Despite the beating suffered in movies, WWE plans to double-down on that venture that Barrios admits was initially a “disaster.” Still, WWE will spend as much as $20 million more on the studio, this time with Fox and other Hollywood partners. One project in the works: reviving the 1993 campy Leprechaun horror flick. Along with a new digital channel being developed as part of Google’s takeover of YouTube, WWE plans an even bigger play for viewership. Sometime this year it plans to launch its own cable channel, one that could rival USA (host of Raw) and SyFy (host of Smackdown).
Attendance dropped 8 percent at WWE events in 2011, a slide company executives blame partly on a still-shaky economy. They note that a smaller roster of events in 2011 skewed the number, with average attendance down just 4 percent. Toy revenue dropped 15 percent in the fourth-quarter, and overall licensing revenue was off by 23 percent.
The two-hour Raw program that airs live Monday nights on the USA Network remains a top 10 cable show, but viewership has been dropping for the last two years, and the average of 5 million viewers is off about 11 percent compared to 2010.
Last year’s retirement of Edge, a WWE stand-out, along with injuries of some leading wrestlers, including Latin favorites Rey Mysterio and Sin Cara, didn’t help. WWE executives also point to competition for wrestling’s young-male demographic as they turn to streaming video, not to mention video games.
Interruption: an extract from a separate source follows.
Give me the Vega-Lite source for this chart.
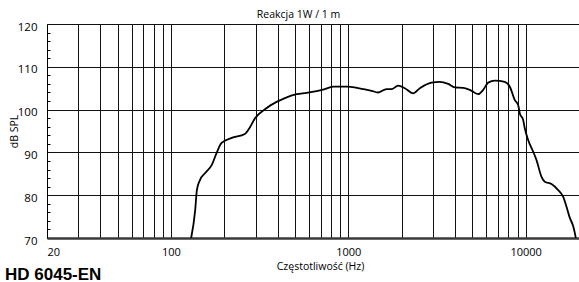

Indeed, a look at WWE’s bottom line over the years hints at how much harder it has gotten in the wrestling business.
In 1999, the company made $56 million profit on $251 million revenue. In 2010, before its movie studio took a dive, revenue hit $471 million and profit ended the year at $54 million.
Barrios, the CFO, sees the missteps in the movie studio and lingering economic woes as contributing to a bad year and obscuring the otherwise successful run of WWE in the digital age. Attendance at live events in the U.S. and television ratings rebounded in the fourth quarter. Operating profits — before taxes, depreciation and other items — hit an all-time high in 2010.
“2011 was a tough year for us,’’ Barrios said. “But how do I feel about the future? Just about every brand metric we look at feels good to us.”
The company officially dropped the word “wrestling” from its title last year in an effort to reposition “WWE” as more of a generic entertainment brand. With an exploding amount of outlets for digital content, WWE see its deep fan base as even more valuable.
“We’re going to do really well if we can monetize an increasing amount of original content,” he continued. “We have this massive brand with a huge audience that’s passionate about what we do.”